Who was Immanuel Kant?

01 Apr 2012

This is not a blog about Immanuel Kant. But for a short while, we need to talk about him; otherwise how should anyone understand the namesake of this work?

Before he became a professional philosopher, Kant was a lecturer on various scientific and philosophical concepts and he crafted several important hypotheses in the “hard” sciences. In many ways Kant understood the modern turn to evolutionary thinking - he anticipated Darwinism in it’s various forms as the most important intellectual trend of the last few centuries, along with a complementary understanding of the age and size of the universe. Among the most interesting of his early scientific conjectures is his formulation of the Nebular Hypothesis.

“…in which he deduced that the Solar System formed from a large cloud of gas, a nebula… These postulations opened new horizons for astronomy: for the first time extending astronomy beyond the solar system to galactic and extragalactic realms.” (Wikipedia)

The point is not that nobody had ever thought of the universe in that way before - certainly some people had. The “Copernican turn” in science and physics had already happened. Kant took his theory of science to a challenging depth for his era, but what makes this fact important is it’s place in Kant’s worldview: he did not just get the facts of the age of the universe and the evolution of life, but he put those facts into the “modern” worldview that he created for morality and metaphysics. He described himself as extending that “Copernican turn” into the mind. When you think about the tremendous kind of insight it took to think about the formation of the universe and our relation to it as rational beings in basically the contemporary fashion (at least the mainstream scientific one) 200 years before the rest of us, you cannot help but be awed.

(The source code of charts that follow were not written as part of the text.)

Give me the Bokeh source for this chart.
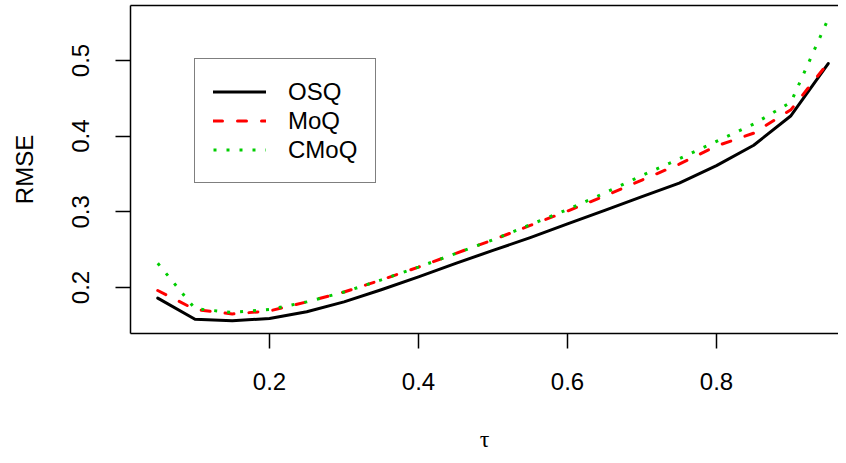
from bokeh.plotting import figure
from bokeh.models import Range1d, FixedTicker, LinearAxis, Legend, LegendItem
from bokeh.embed import file_html
from bokeh.resources import INLINE

tau = [0.05, 0.10, 0.15, 0.20, 0.25, 0.30, 0.35, 0.40, 0.45, 0.50,
       0.55, 0.60, 0.65, 0.70, 0.75, 0.80, 0.85, 0.90, 0.95]
osq = [0.186, 0.158, 0.156, 0.159, 0.168, 0.181, 0.197, 0.214, 0.232, 0.249,
       0.266, 0.284, 0.302, 0.320, 0.338, 0.361, 0.388, 0.427, 0.496]
moq = [0.196, 0.171, 0.165, 0.169, 0.181, 0.194, 0.210, 0.227, 0.245, 0.263,
       0.282, 0.301, 0.321, 0.342, 0.363, 0.387, 0.404, 0.435, 0.497]
cmoq = [0.232, 0.172, 0.167, 0.171, 0.181, 0.194, 0.210, 0.227, 0.245, 0.263,
        0.283, 0.303, 0.325, 0.348, 0.370, 0.393, 0.416, 0.445, 0.555]
x_ticks = [0.2, 0.4, 0.6, 0.8]
y_ticks = [0.2, 0.3, 0.4, 0.5]
series_names = ["OSQ", "MoQ", "CMoQ"]
x_label = "τ"
y_label = "RMSE"

FONT = "Liberation Sans"

p = figure(width=838, height=455, output_backend="svg", toolbar_location=None,
           x_range=Range1d(0.0134, 0.9638), y_range=Range1d(0.1392, 0.5727),
           min_border_left=130, min_border_bottom=122, min_border_top=5,
           min_border_right=0, x_axis_location=None, y_axis_location=None)
p.grid.visible = False
p.outline_line_color = None
p.background_fill_color = "white"
p.border_fill_color = "white"

xaxis = LinearAxis(ticker=FixedTicker(ticks=x_ticks), axis_label=x_label)
yaxis = LinearAxis(ticker=FixedTicker(ticks=y_ticks), axis_label=y_label)
for ax in (xaxis, yaxis):
    ax.axis_line_color = "black"
    ax.axis_line_width = 1.5
    ax.major_tick_line_color = "black"
    ax.major_tick_line_width = 1.5
    ax.major_tick_out = 15
    ax.major_tick_in = 0
    ax.minor_tick_out = 0
    ax.minor_tick_in = 0
    ax.major_label_text_font = FONT
    ax.major_label_text_font_size = "24px"
    ax.major_label_text_color = "black"
    ax.axis_label_text_font_size = "24px"
    ax.axis_label_text_font_style = "normal"
    ax.axis_label_text_color = "black"
xaxis.major_label_standoff = 24
xaxis.axis_label_text_font = "Liberation Serif"
xaxis.axis_label_standoff = 33
yaxis.major_label_orientation = "vertical"
yaxis.major_label_standoff = 26
yaxis.axis_label_text_font = FONT
yaxis.axis_label_standoff = 32
p.add_layout(xaxis, "below")
p.add_layout(yaxis, "left")

top = LinearAxis(ticker=FixedTicker(ticks=[]))
top.axis_line_color = "black"
top.axis_line_width = 1.5
top.major_tick_out = 0
top.major_tick_in = 0
top.minor_tick_out = 0
top.minor_tick_in = 0
top.major_label_text_font_size = "0px"
top.major_label_standoff = 0
p.add_layout(top, "above")

r1 = p.line(tau, osq, line_color="black", line_width=3, line_cap="round", line_join="round")
r2 = p.line(tau, moq, line_color="#FF0000", line_width=3, line_dash="9 15", line_cap="round")
r3 = p.line(tau, cmoq, line_color="#00CD00", line_width=3, line_dash="3 10")

legend = Legend(items=[LegendItem(label=series_names[0], renderers=[r1]),
                       LegendItem(label=series_names[1], renderers=[r2]),
                       LegendItem(label=series_names[2], renderers=[r3])],
                location=(64, 150))
legend.label_text_font = FONT
legend.label_text_font_size = "24px"
legend.label_text_color = "black"
legend.glyph_width = 53
legend.glyph_height = 29
legend.label_height = 29
legend.label_width = 62
legend.label_standoff = 22
legend.spacing = 0
legend.padding = 18
legend.margin = 0
legend.border_line_color = "black"
legend.border_line_width = 1.5
legend.background_fill_alpha = 1
p.add_layout(legend, "center")

open("out.html", "w").write(file_html(p, INLINE))
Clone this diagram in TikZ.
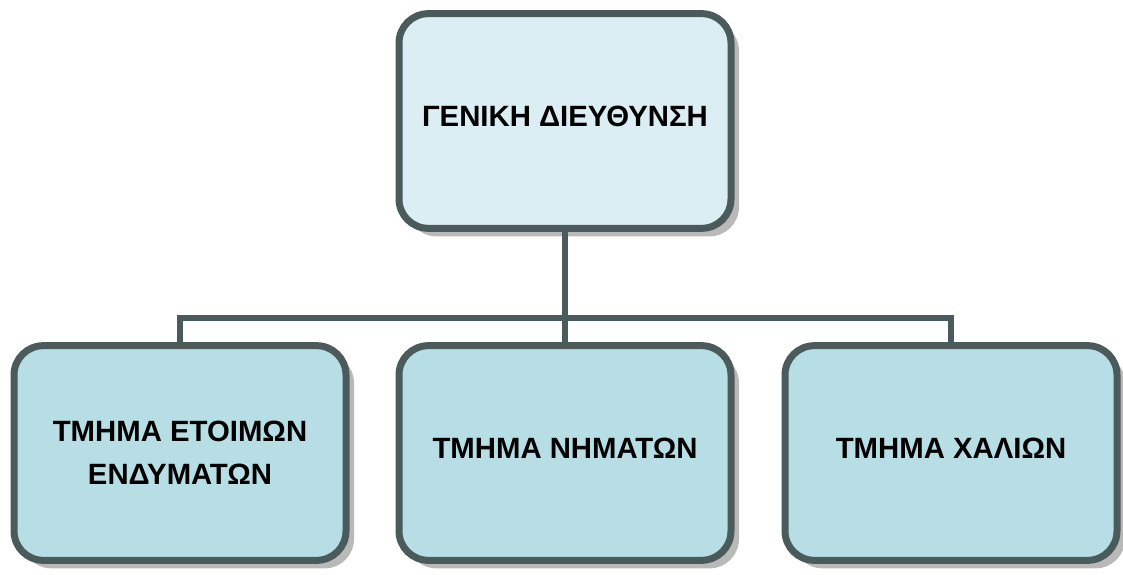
\documentclass[tikz,border=0pt]{standalone}
\usepackage{fontspec}
\setmainfont{Liberation Sans}
\usetikzlibrary{shadows}
\definecolor{borderc}{RGB}{75,90,90}
\definecolor{topfill}{RGB}{218,238,243}
\definecolor{boxfill}{RGB}{183,222,228}
\definecolor{shadowc}{RGB}{185,185,185}
\begin{document}
\begin{tikzpicture}[x=0.75pt,y=-0.75pt,
  orgbox/.style={draw=borderc, line width=5.25pt, rounded corners=22pt,
    minimum width=249pt, minimum height=161pt, inner sep=0pt, align=center,
    font=\fontsize{22}{32}\selectfont\bfseries,
    drop shadow={shadow xshift=6pt, shadow yshift=-6pt, fill=shadowc, opacity=1}},
  link/.style={draw=borderc, line width=4pt}]
\useasboundingbox (0,0) rectangle (1123,574);
\node[orgbox, fill=topfill] (top) at (565,121) {\raisebox{7pt}{ΓΕΝΙΚΗ ΔΙΕΥΘΥΝΣΗ}};
\node[orgbox, fill=boxfill] (left) at (180,453) {ΤΜΗΜΑ ΕΤΟΙΜΩΝ\\ΕΝΔΥΜΑΤΩΝ};
\node[orgbox, fill=boxfill] (mid) at (565,453) {\raisebox{7pt}{ΤΜΗΜΑ ΝΗΜΑΤΩΝ}};
\node[orgbox, fill=boxfill] (right) at (951,453) {\raisebox{7pt}{ΤΜΗΜΑ ΧΑΛΙΩΝ}};
\coordinate (hub) at (565,318);
\draw[link] (top.south) -- (hub);
\draw[link] (mid.north) -- (hub);
\draw[link] (left.north) |- (hub) -| (right.north);
\end{tikzpicture}
\end{document}
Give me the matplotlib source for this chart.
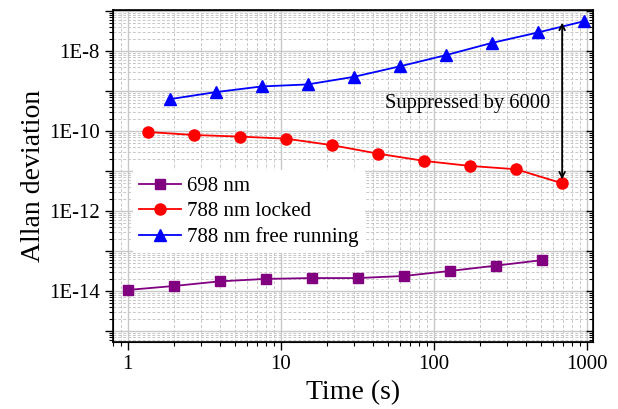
import numpy as np
import matplotlib
matplotlib.use("Agg")
import matplotlib.pyplot as plt
from matplotlib.ticker import LogLocator, FuncFormatter, NullFormatter

# data
t_698 = [1, 2, 4, 8, 16, 32, 64, 128, 256, 512]
adev_698 = [1.06e-14, 1.33e-14, 1.74e-14, 2.0e-14, 2.1e-14, 2.1e-14, 2.37e-14, 3.16e-14, 4.3e-14, 5.9e-14]
t_locked = [1.35, 2.7, 5.4, 10.8, 21.6, 43.2, 86.4, 172.8, 345.6, 691.2]
adev_locked = [9.4e-11, 7.9e-11, 7.2e-11, 6.4e-11, 4.4e-11, 2.7e-11, 1.78e-11, 1.33e-11, 1.1e-11, 4.9e-12]
t_free = [1.88, 3.75, 7.5, 15, 30, 60, 120, 240, 480, 960]
adev_free = [6.2e-10, 9.3e-10, 1.29e-9, 1.45e-9, 2.24e-9, 4.1e-9, 7.8e-9, 1.58e-8, 2.88e-8, 5.5e-8]
labels = ["698 nm", "788 nm locked", "788 nm free running"]
annot_text = "Suppressed by 6000"

plt.rcParams["font.family"] = ["Liberation Serif", "DejaVu Serif"]

YLIM = (5.3e-16, 1.05e-7)

fig = plt.figure(figsize=(6.18, 4.09), dpi=100)
ax = fig.add_axes([113 / 618, 1 - 342 / 409, 480 / 618, 332 / 409])

ax.plot(t_698, adev_698, "-s", color="#800080", lw=1.3, ms=7.5, label=labels[0])
ax.plot(t_locked, adev_locked, "-o", color="#ff0000", lw=1.3, ms=8, label=labels[1])
ax.plot(t_free, adev_free, "-^", color="#0000ff", lw=1.3, ms=9, label=labels[2])

ax.set_xscale("log")
ax.set_yscale("log")
ax.set_xlim(0.80, 1100)
ax.set_ylim(*YLIM)

ax.xaxis.set_major_locator(LogLocator(base=10, numticks=10))
ax.xaxis.set_minor_locator(LogLocator(base=10, subs=np.arange(2, 10), numticks=20))
ax.xaxis.set_major_formatter(FuncFormatter(lambda v, p: f"{v:g}"))
ax.xaxis.set_minor_formatter(NullFormatter())

ax.yaxis.set_major_locator(LogLocator(base=10, numticks=20))
ax.yaxis.set_minor_locator(LogLocator(base=10, subs=np.arange(2, 10), numticks=40))


def yfmt(v, p):
    e = int(round(np.log10(v)))
    return f"1E{e}" if e % 2 == 0 else ""


ax.yaxis.set_major_formatter(FuncFormatter(yfmt))
ax.yaxis.set_minor_formatter(NullFormatter())

ax.grid(True, which="major", color="#c8c8c8", lw=1.0, ls="-")
ax.grid(True, which="minor", color="#c8c8c8", lw=0.7, ls=(0, (3, 2)))
ax.set_axisbelow(True)

ax.tick_params(which="both", direction="out", labelsize=15, right=False, top=False)
ax.tick_params(which="major", length=6, width=1)
ax.tick_params(which="minor", length=3, width=0.8)
for s in ax.spines.values():
    s.set_color("black")
    s.set_linewidth(1.2)

# inward ticks on the right edge
axr = ax.twinx()
axr.set_yscale("log")
axr.set_ylim(*YLIM)
axr.yaxis.set_major_locator(LogLocator(base=10, numticks=20))
axr.yaxis.set_minor_locator(LogLocator(base=10, subs=np.arange(2, 10), numticks=40))
axr.yaxis.set_major_formatter(NullFormatter())
axr.yaxis.set_minor_formatter(NullFormatter())
axr.tick_params(which="both", direction="in")
axr.tick_params(which="major", length=5, width=1)
axr.tick_params(which="minor", length=3, width=0.8)

ax.set_xlabel("Time (s)", fontsize=20, labelpad=4)
ax.set_ylabel("Allan deviation", fontsize=20, labelpad=2)

leg = ax.legend(loc="upper left", bbox_to_anchor=(0.042, 0.518), borderaxespad=0,
                fontsize=15, frameon=True, fancybox=False, framealpha=1,
                facecolor="white", edgecolor="none", handlelength=2.0,
                handletextpad=0.3, labelspacing=0.28, borderpad=0.3)

# double-headed arrow between free running and locked at the last locked point
ax.annotate("", xy=(t_locked[-1], adev_free[-1] * 0.92), xytext=(t_locked[-1], adev_locked[-1] * 1.25),
            arrowprops=dict(arrowstyle="<->", color="black", lw=1.3, shrinkA=0, shrinkB=0))
ax.text(167, 4.9e-10, annot_text, fontsize=14.8, ha="center", va="center")

fig.savefig("out.png", dpi=100)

This speaks to the depth and breadth of Kant’s originality. Classical philosophy as he presented it was divided into 3 parts: Physics, Ethics, and Logic. Most of what we consider physics, chemistry, and even sub-cellular biology and organic chemistry is what falls into the first category. Ethics is what it sounds like, generally the science of judgement. Logic is formal philosophy; it is what we might call the study of the rules under which our judgement is constrained. Kant made his trademark “Copernican turn” when he divided ethics and physics into a theoretical part and an empirical part. In doing so he created a faceted “metaphysics” of both ethics and nature. The metaphysics of ethics he called morality, and it is here where he theorized his famous “Categorical Imperative.” The metaphysical part of physics is where Kant formalized the study of what might be behind the “aether,” a study that has blossomed in the 20th century with such advances as relativity and our observations of quantum mechanics. This was a deceptively important insight, into the very nature of the modern world. Once there was a distinction between things-in-themselves and the things as we understand them, the door to improving our understanding was open once again. Free will and imperfect knowledge, the opposition of which our deepest modern crises have stemmed from, were made to be compatible under the Kantian metaphysics, in a way that became foundation for the work of future generations.

Kant’s central thesis was simple. He argued that everyone needs to think for themselves, to have the intention of becoming their own master. Just as we can observe that the earth is not the center of the universe, we also need to see that we do not know things in themselves; rather we are only privileged to our own interpretation of them. In short, rationality means that we need to realize our own limits if we want to fully realize ourselves.

“Human reason has this peculiar fate that in one species of its knowledge it is burdened by questions which, as prescribed by the very nature of reason itself, it is not able to ignore, but which, as transcending all its powers, it is also not able to answer.” (Preface to the Critique of Pure Reason, 1781).

Of course, it is our knowledge of ourselves that burdens us with our ignorance, for we cannot ever know our true measure from the outside. This is as true of our species as it is of our selves. And that is why it is worth writing about Kant today. Never has the need to see ourselves clearly been more apparent. From the dangers of atomic weapons and endless war to the eternal dangers of famine and disaster, things are as dangerous today as they have been throughout the rest of human history. As we have done before, we need to look deep within our collective creativity to invent the future.

Kant is meaningful because he guides the way. Before him, space and time were just properties of matter. After him they were the foundation of physics. And on the “big questions” - on the heritage of our species and the scale of the universe, he was both perceptive and ground-breaking. We should all try to stand on the shoulders of giants when we can.